• [COLLECTED DATA]:
╔══
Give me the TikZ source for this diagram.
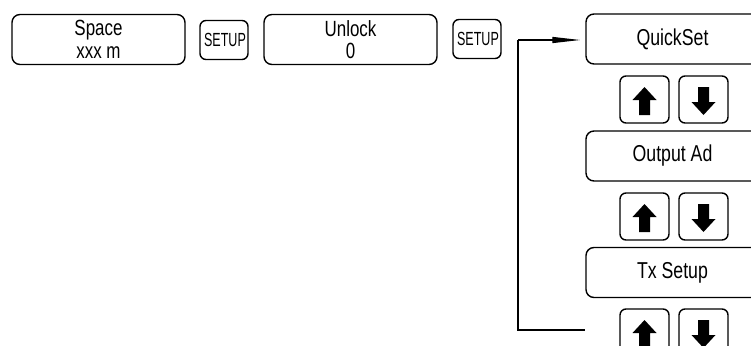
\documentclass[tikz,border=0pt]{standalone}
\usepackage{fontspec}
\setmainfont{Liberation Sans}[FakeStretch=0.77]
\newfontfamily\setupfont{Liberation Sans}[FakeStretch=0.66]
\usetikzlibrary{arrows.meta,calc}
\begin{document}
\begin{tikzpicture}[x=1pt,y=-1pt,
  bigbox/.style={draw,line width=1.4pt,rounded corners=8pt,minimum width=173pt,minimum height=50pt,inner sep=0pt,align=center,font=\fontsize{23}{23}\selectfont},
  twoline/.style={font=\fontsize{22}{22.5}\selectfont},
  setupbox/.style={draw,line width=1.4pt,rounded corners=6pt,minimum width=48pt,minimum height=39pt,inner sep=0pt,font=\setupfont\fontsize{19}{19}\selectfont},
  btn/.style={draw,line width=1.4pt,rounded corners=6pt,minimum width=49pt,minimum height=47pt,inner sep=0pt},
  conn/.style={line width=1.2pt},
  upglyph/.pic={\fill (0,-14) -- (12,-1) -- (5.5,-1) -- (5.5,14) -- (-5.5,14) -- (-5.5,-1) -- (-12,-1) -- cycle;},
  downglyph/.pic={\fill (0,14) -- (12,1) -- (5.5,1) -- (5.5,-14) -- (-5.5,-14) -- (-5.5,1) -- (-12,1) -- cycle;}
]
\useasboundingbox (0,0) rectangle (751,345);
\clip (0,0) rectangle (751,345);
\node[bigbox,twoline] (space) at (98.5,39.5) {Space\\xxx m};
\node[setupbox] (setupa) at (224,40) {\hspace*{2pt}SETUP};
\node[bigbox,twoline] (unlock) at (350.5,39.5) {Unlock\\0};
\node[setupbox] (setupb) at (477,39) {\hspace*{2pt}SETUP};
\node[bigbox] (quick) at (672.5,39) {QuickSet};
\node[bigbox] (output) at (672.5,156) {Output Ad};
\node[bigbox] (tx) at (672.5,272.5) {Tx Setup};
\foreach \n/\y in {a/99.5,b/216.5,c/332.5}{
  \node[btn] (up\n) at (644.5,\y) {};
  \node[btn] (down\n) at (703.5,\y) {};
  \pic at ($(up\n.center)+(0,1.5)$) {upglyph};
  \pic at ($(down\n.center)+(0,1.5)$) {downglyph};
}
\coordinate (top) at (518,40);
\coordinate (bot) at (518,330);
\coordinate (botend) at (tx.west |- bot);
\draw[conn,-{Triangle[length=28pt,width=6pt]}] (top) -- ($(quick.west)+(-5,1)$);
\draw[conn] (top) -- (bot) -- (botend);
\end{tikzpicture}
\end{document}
╚══
• [EXERCISE GOAL]: Pictures excluded, quote all the data above exactly.

• [EXERCISE OUTPUT]:
Give me the TikZ source for this diagram.
\documentclass[tikz,border=0pt]{standalone}
\usepackage{fontspec}
\setmainfont{Liberation Sans}[FakeStretch=0.77]
\newfontfamily\setupfont{Liberation Sans}[FakeStretch=0.66]
\usetikzlibrary{arrows.meta,calc}
\begin{document}
\begin{tikzpicture}[x=1pt,y=-1pt,
  bigbox/.style={draw,line width=1.4pt,rounded corners=8pt,minimum width=173pt,minimum height=50pt,inner sep=0pt,align=center,font=\fontsize{23}{23}\selectfont},
  twoline/.style={font=\fontsize{22}{22.5}\selectfont},
  setupbox/.style={draw,line width=1.4pt,rounded corners=6pt,minimum width=48pt,minimum height=39pt,inner sep=0pt,font=\setupfont\fontsize{19}{19}\selectfont},
  btn/.style={draw,line width=1.4pt,rounded corners=6pt,minimum width=49pt,minimum height=47pt,inner sep=0pt},
  conn/.style={line width=1.2pt},
  upglyph/.pic={\fill (0,-14) -- (12,-1) -- (5.5,-1) -- (5.5,14) -- (-5.5,14) -- (-5.5,-1) -- (-12,-1) -- cycle;},
  downglyph/.pic={\fill (0,14) -- (12,1) -- (5.5,1) -- (5.5,-14) -- (-5.5,-14) -- (-5.5,1) -- (-12,1) -- cycle;}
]
\useasboundingbox (0,0) rectangle (751,345);
\clip (0,0) rectangle (751,345);
\node[bigbox,twoline] (space) at (98.5,39.5) {Space\\xxx m};
\node[setupbox] (setupa) at (224,40) {\hspace*{2pt}SETUP};
\node[bigbox,twoline] (unlock) at (350.5,39.5) {Unlock\\0};
\node[setupbox] (setupb) at (477,39) {\hspace*{2pt}SETUP};
\node[bigbox] (quick) at (672.5,39) {QuickSet};
\node[bigbox] (output) at (672.5,156) {Output Ad};
\node[bigbox] (tx) at (672.5,272.5) {Tx Setup};
\foreach \n/\y in {a/99.5,b/216.5,c/332.5}{
  \node[btn] (up\n) at (644.5,\y) {};
  \node[btn] (down\n) at (703.5,\y) {};
  \pic at ($(up\n.center)+(0,1.5)$) {upglyph};
  \pic at ($(down\n.center)+(0,1.5)$) {downglyph};
}
\coordinate (top) at (518,40);
\coordinate (bot) at (518,330);
\coordinate (botend) at (tx.west |- bot);
\draw[conn,-{Triangle[length=28pt,width=6pt]}] (top) -- ($(quick.west)+(-5,1)$);
\draw[conn] (top) -- (bot) -- (botend);
\end{tikzpicture}
\end{document}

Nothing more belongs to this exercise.